(TASK PROMPT): Write each line of the material exactly as given, from the top through the line that contains "import plotly.graph_objects as go", and omit all pictures.
— Start DATA SUPPLIED —
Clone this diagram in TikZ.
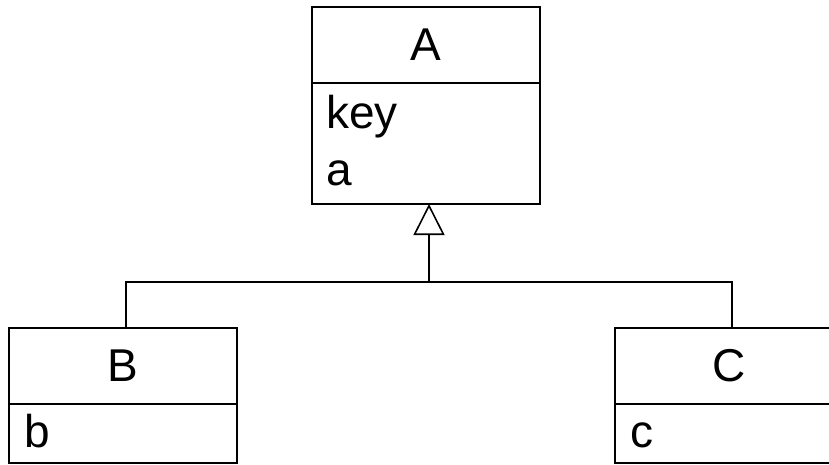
\documentclass[tikz,border=0pt]{standalone}
\usepackage{fontspec}
\setmainfont{Liberation Sans}
\usetikzlibrary{arrows.meta,positioning}
\tikzset{
  classname/.style={draw,line width=1.6pt,outer sep=0pt,inner sep=0pt,minimum width=228pt,minimum height=76pt,anchor=north west,font=\fontsize{46}{54}\selectfont},
  classattr/.style={draw,line width=1.6pt,outer sep=0pt,inner sep=0pt,minimum width=228pt},
  attrtext/.style={anchor=base west,inner sep=0pt,font=\fontsize{46}{54}\selectfont},
  inherit/.style={line width=1.6pt},
}
\begin{document}
\begin{tikzpicture}[x=1pt,y=-1pt]
\useasboundingbox (0,0) rectangle (829,464);
% superclass
\node[classname] (A) at (312,7) {A};
\node[classattr,minimum height=121pt,below=0pt of A] (Aattr) {};
\node[attrtext] (Akey) at (326,128) {key};
\node[attrtext] (Aa) at (326,185) {a};
% subclasses
\node[classname] (B) at (9,328) {B};
\node[classattr,minimum height=59pt,below=0pt of B] (Battr) {};
\node[attrtext] (Bb) at (24,447) {b};
\node[classname] (C) at (615,328) {C};
\node[classattr,minimum height=59pt,below=0pt of C] (Cattr) {};
\node[attrtext] (Cc) at (630,447) {c};
% generalization
\coordinate (fork) at (429,282);
\draw[inherit] ([xshift=3pt]B.north) |- (fork) -| ([xshift=3pt]C.north);
\draw[inherit,-{Triangle[open,length=31pt,width=31pt]}] (fork) -- ([xshift=3pt]Aattr.south);
\end{tikzpicture}
\end{document}
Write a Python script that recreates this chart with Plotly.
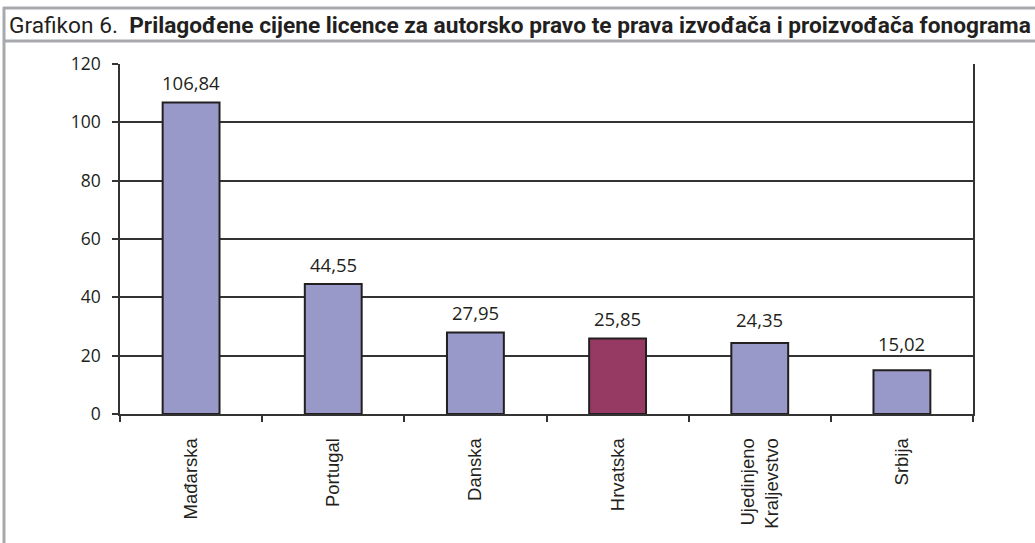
import plotly.graph_objects as go

categories = ["Mađarska", "Portugal", "Danska", "Hrvatska", "Ujedinjeno<br>Kraljevstvo", "Srbija"]
values = [106.84, 44.55, 27.95, 25.85, 24.35, 15.02]
value_labels = ["106,84", "44,55", "27,95", "25,85", "24,35", "15,02"]
bar_colors = ["#9999C9", "#9999C9", "#9999C9", "#963A63", "#9999C9", "#9999C9"]
y_ticks = [0, 20, 40, 60, 80, 100, 120]

W, H = 1035, 543
L, R, T, B = 120, 62, 64, 129
pw, ph = W - L - R, H - T - B

def px(x):
    return (x - L) / pw

def py(y):
    return (H - B - y) / ph

fig = go.Figure()
fig.add_trace(go.Bar(
    x=categories, y=values,
    marker=dict(color=bar_colors, line=dict(color="#231F20", width=2)),
    width=0.4,
    hoverinfo="skip",
))

# label offset (px above bar top); labels kept clear of gridlines as in the source
label_shift = {"Srbija": 27, "Ujedinjeno<br>Kraljevstvo": 23}
for c, v, t in zip(categories, values, value_labels):
    fig.add_annotation(x=c, y=v, text=t, showarrow=False, yshift=label_shift.get(c, 20),
                       font=dict(family="Open Sans, Lato, sans-serif", size=18.5, color="#231F20"))

grey = "#A7A9AC"
shapes = [
    dict(type="line", xref="paper", yref="paper", x0=px(3), x1=px(W), y0=py(8), y1=py(8),
         line=dict(color=grey, width=3)),
    dict(type="line", xref="paper", yref="paper", x0=px(3), x1=px(W), y0=py(41), y1=py(41),
         line=dict(color=grey, width=3)),
    dict(type="line", xref="paper", yref="paper", x0=px(4), x1=px(4), y0=py(7), y1=py(H),
         line=dict(color=grey, width=3)),
]

fig.update_layout(
    width=W, height=H,
    margin=dict(l=L, r=R, t=T, b=B),
    paper_bgcolor="white", plot_bgcolor="white",
    showlegend=False,
    shapes=shapes,
    title=dict(
        text="Grafikon 6.  <b>Prilagođene cijene licence za autorsko pravo te prava izvođača i proizvođača fonograma</b>",
        x=9 / W, xanchor="left", xref="container",
        y=1 - 25 / H, yanchor="middle", yref="container",
        font=dict(family="Roboto, Liberation Sans, sans-serif", size=22.7, color="#231F20"),
    ),
    xaxis=dict(
        type="category",
        showline=True, linecolor="#333333", linewidth=1.5,
        ticks="outside", ticklen=6, tickcolor="#333333", tickwidth=1.5,
        tickson="boundaries",
        tickangle=-90,
        ticklabelstandoff=15,
        tickfont=dict(family="Liberation Sans, Arial, sans-serif", size=18.5, color="#231F20"),
        showgrid=False,
        fixedrange=True,
    ),
    yaxis=dict(
        range=[0, 120],
        tickvals=y_ticks,
        showline=True, mirror=True, linecolor="#333333", linewidth=1.5,
        ticks="outside", ticklen=6, tickcolor="#333333", tickwidth=1.5,
        showgrid=True, gridcolor="#333333", gridwidth=1.5,
        zeroline=False,
        tickfont=dict(family="Open Sans, Lato, sans-serif", size=17.5, color="#231F20"),
        ticklabelstandoff=8,
        fixedrange=True,
    ),
)

fig.write_html("out.html", config={"displayModeBar": False},
               post_script="document.body.style.margin='0px';")
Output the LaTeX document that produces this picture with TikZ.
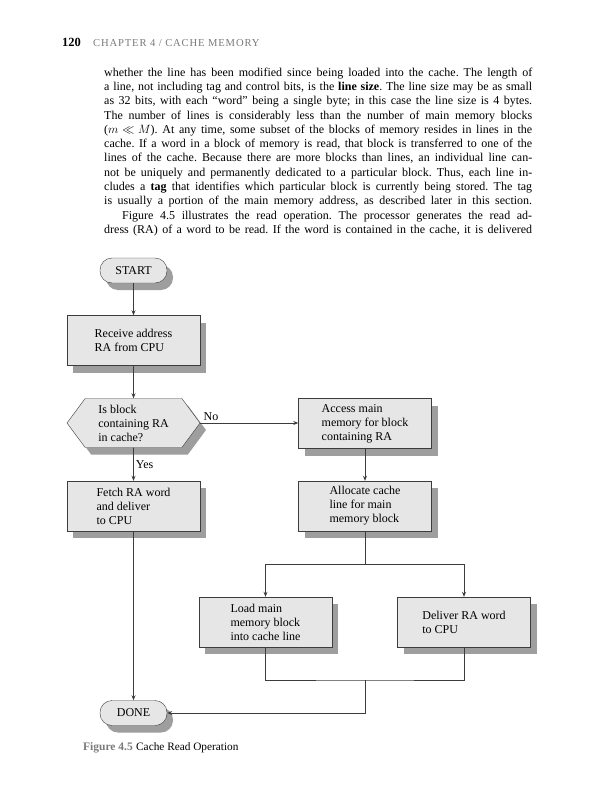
\documentclass[tikz,border=0pt]{standalone}
\usepackage{fontspec}
\setmainfont{Liberation Serif}
\usetikzlibrary{arrows.meta,shapes.misc,shapes.symbols,shadows}

\definecolor{boxfill}{HTML}{E6E6E6}
\definecolor{shadowgray}{HTML}{9E9E9E}
\definecolor{linegray}{HTML}{3C3C3C}
\definecolor{headgray}{HTML}{7A7A7A}

\newcommand{\fullline}[1]{\makebox[428pt][s]{\frenchspacing\spaceskip=.25em plus 1em minus .08em\relax #1}}

\begin{document}
\begin{tikzpicture}[x=1pt,y=-1pt,>={Stealth[length=5pt,width=4pt]},
  chart/.style={font=\fontsize{12}{14}\selectfont, align=left, inner sep=2pt},
  shade/.style={drop shadow={shadow xshift=6pt, shadow yshift=-7pt, fill=shadowgray, opacity=1}},
  procbox/.style={chart, shade, draw=linegray, fill=boxfill, minimum width=133pt, minimum height=50pt},
  termbox/.style={chart, shade, draw=linegray, fill=boxfill, rounded corners=12pt, minimum width=67pt, minimum height=25pt},
  testbox/.style={procbox, shape=signal, signal to=east and west, signal pointer angle=107, minimum height=49pt},
  flow/.style={draw=linegray, line width=0.8pt}]
  \useasboundingbox[fill=white] (0,0) rectangle (604,800);

  % running head and text
  \node[anchor=base west, inner sep=0pt, font=\bfseries\fontsize{12.5}{14}\selectfont] (pagenum) at (62,47) {120};
  \node[anchor=base west, inner sep=0pt, text=headgray, font=\fontsize{10.6}{13}\selectfont\addfontfeatures{LetterSpace=8}] (runhead) at (93,47) {CHAPTER 4 / CACHE MEMORY};
  \node[anchor=north west, inner sep=0pt, text width=428pt, align=left, font=\fontsize{12}{14.3}\selectfont] (body) at (104,67.5) {%
    \fullline{whether the line has been modified since being loaded into the cache. The length of}\\
    \fullline{a line, not including tag and control bits, is the \textbf{line size}. The line size may be as small}\\
    \fullline{as 32 bits, with each “word” being a single byte; in this case the line size is 4 bytes.}\\
    \fullline{The number of lines is considerably less than the number of main memory blocks}\\
    \fullline{($m \ll M$). At any time, some subset of the blocks of memory resides in lines in the}\\
    \fullline{cache. If a word in a block of memory is read, that block is transferred to one of the}\\
    \fullline{lines of the cache. Because there are more blocks than lines, an individual line can-}\\
    \fullline{not be uniquely and permanently dedicated to a particular block. Thus, each line in-}\\
    \fullline{cludes a \textbf{tag} that identifies which particular block is currently being stored. The tag}\\
    \fullline{is usually a portion of the main memory address, as described later in this section.}\\
    \fullline{\hspace*{18pt}Figure 4.5 illustrates the read operation. The processor generates the read ad-}\\
    \fullline{dress (RA) of a word to be read. If the word is contained in the cache, it is delivered}};

  % flowchart
  \node[termbox] (start) at (133.5,270.5) {START};
  \node[procbox] (recv) at (133.5,340.5) {Receive address\\RA from CPU};
  \node[testbox] (test) at (133.5,423) {Is block\\containing RA\\in cache?};
  \node[procbox] (access) at (365,423.5) {Access main\\memory for block\\containing RA};
  \node[procbox] (fetch) at (133.5,506) {Fetch RA word\\and deliver\\to CPU};
  \node[procbox] (alloc) at (365,506) {Allocate cache\\line for main\\memory block};
  \node[procbox] (load) at (265.5,622) {Load main\\memory block\\into cache line};
  \node[procbox] (deliver) at (464,622) {Deliver RA word\\to CPU};
  \node[termbox] (done) at (133.5,713) {DONE};
  \coordinate (fork) at (365,564);
  \coordinate (join) at (365,680);

  \draw[flow,->] (start) -- (recv);
  \draw[flow,->] (recv) -- (test);
  \draw[flow,->] (test.east) -- (access.west |- test.east)
    node[pos=0, anchor=south west, chart, xshift=1pt] (no) {No};
  \draw[flow,->] (test) -- (fetch) node[midway, right, chart] (yes) {Yes};
  \draw[flow,->] (access) -- (alloc);
  \draw[flow] (alloc) -- (fork);
  \draw[flow,->] (fork) -| (load.north);
  \draw[flow,->] (fork) -| (deliver.north);
  \draw[flow] (load.south) |- (join) -| (deliver.south);
  \draw[flow,->] (join) |- (done.east);
  \draw[flow,->] (fetch) -- (done);

  % caption
  \node[anchor=base west, inner sep=0pt, text=headgray, font=\bfseries\fontsize{11.5}{13}\selectfont] (figlabel) at (83,750) {Figure 4.5};
  \node[anchor=base west, inner sep=0pt, font=\fontsize{11.3}{13}\selectfont] (figtitle) at (136,750) {Cache Read Operation};
\end{tikzpicture}
\end{document}
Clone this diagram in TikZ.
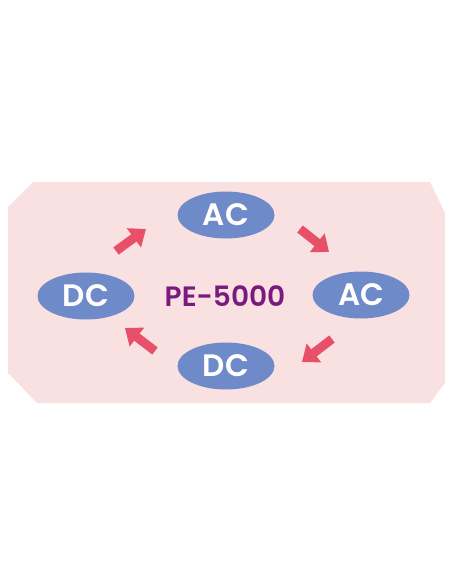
— End DATA SUPPLIED —
(RESPONSE BELOW):
Clone this diagram in TikZ.
\documentclass[tikz,border=0pt]{standalone}
\usepackage{fontspec}
\setmainfont{Liberation Sans}
\usetikzlibrary{arrows.meta,positioning}
\tikzset{
  classname/.style={draw,line width=1.6pt,outer sep=0pt,inner sep=0pt,minimum width=228pt,minimum height=76pt,anchor=north west,font=\fontsize{46}{54}\selectfont},
  classattr/.style={draw,line width=1.6pt,outer sep=0pt,inner sep=0pt,minimum width=228pt},
  attrtext/.style={anchor=base west,inner sep=0pt,font=\fontsize{46}{54}\selectfont},
  inherit/.style={line width=1.6pt},
}
\begin{document}
\begin{tikzpicture}[x=1pt,y=-1pt]
\useasboundingbox (0,0) rectangle (829,464);
% superclass
\node[classname] (A) at (312,7) {A};
\node[classattr,minimum height=121pt,below=0pt of A] (Aattr) {};
\node[attrtext] (Akey) at (326,128) {key};
\node[attrtext] (Aa) at (326,185) {a};
% subclasses
\node[classname] (B) at (9,328) {B};
\node[classattr,minimum height=59pt,below=0pt of B] (Battr) {};
\node[attrtext] (Bb) at (24,447) {b};
\node[classname] (C) at (615,328) {C};
\node[classattr,minimum height=59pt,below=0pt of C] (Cattr) {};
\node[attrtext] (Cc) at (630,447) {c};
% generalization
\coordinate (fork) at (429,282);
\draw[inherit] ([xshift=3pt]B.north) |- (fork) -| ([xshift=3pt]C.north);
\draw[inherit,-{Triangle[open,length=31pt,width=31pt]}] (fork) -- ([xshift=3pt]Aattr.south);
\end{tikzpicture}
\end{document}
Write a Python script that recreates this chart with Plotly.
import plotly.graph_objects as go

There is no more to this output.